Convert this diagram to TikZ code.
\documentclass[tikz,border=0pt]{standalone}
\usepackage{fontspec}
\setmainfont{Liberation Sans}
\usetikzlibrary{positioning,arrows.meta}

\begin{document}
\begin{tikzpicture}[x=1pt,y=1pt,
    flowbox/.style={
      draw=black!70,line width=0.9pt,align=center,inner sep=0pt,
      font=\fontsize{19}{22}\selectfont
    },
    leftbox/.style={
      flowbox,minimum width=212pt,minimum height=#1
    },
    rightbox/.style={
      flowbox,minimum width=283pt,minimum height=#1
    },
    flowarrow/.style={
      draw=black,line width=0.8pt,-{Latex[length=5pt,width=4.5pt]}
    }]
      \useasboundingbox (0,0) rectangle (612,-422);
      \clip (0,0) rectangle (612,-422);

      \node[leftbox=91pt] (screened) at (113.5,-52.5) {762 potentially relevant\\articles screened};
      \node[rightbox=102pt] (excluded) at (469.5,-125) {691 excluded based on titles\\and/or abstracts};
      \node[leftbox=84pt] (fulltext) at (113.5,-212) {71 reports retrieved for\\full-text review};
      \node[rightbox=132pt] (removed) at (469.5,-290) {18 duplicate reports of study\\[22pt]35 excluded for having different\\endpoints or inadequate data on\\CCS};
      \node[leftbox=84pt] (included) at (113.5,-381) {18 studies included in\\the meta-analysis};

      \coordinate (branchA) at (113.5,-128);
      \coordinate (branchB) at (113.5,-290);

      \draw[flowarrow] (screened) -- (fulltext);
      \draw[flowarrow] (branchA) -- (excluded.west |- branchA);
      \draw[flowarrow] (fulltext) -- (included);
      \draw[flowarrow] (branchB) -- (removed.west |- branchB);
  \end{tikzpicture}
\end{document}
◆ ◆ ◆ ◆
→ **What to produce**:
Print again each line of the listing above, exactly as it appears.

→ **Result for this exercise**:
Convert this diagram to TikZ code.
\documentclass[tikz,border=0pt]{standalone}
\usepackage{fontspec}
\setmainfont{Liberation Sans}
\usetikzlibrary{positioning,arrows.meta}

\begin{document}
\begin{tikzpicture}[x=1pt,y=1pt,
    flowbox/.style={
      draw=black!70,line width=0.9pt,align=center,inner sep=0pt,
      font=\fontsize{19}{22}\selectfont
    },
    leftbox/.style={
      flowbox,minimum width=212pt,minimum height=#1
    },
    rightbox/.style={
      flowbox,minimum width=283pt,minimum height=#1
    },
    flowarrow/.style={
      draw=black,line width=0.8pt,-{Latex[length=5pt,width=4.5pt]}
    }]
      \useasboundingbox (0,0) rectangle (612,-422);
      \clip (0,0) rectangle (612,-422);

      \node[leftbox=91pt] (screened) at (113.5,-52.5) {762 potentially relevant\\articles screened};
      \node[rightbox=102pt] (excluded) at (469.5,-125) {691 excluded based on titles\\and/or abstracts};
      \node[leftbox=84pt] (fulltext) at (113.5,-212) {71 reports retrieved for\\full-text review};
      \node[rightbox=132pt] (removed) at (469.5,-290) {18 duplicate reports of study\\[22pt]35 excluded for having different\\endpoints or inadequate data on\\CCS};
      \node[leftbox=84pt] (included) at (113.5,-381) {18 studies included in\\the meta-analysis};

      \coordinate (branchA) at (113.5,-128);
      \coordinate (branchB) at (113.5,-290);

      \draw[flowarrow] (screened) -- (fulltext);
      \draw[flowarrow] (branchA) -- (excluded.west |- branchA);
      \draw[flowarrow] (fulltext) -- (included);
      \draw[flowarrow] (branchB) -- (removed.west |- branchB);
  \end{tikzpicture}
\end{document}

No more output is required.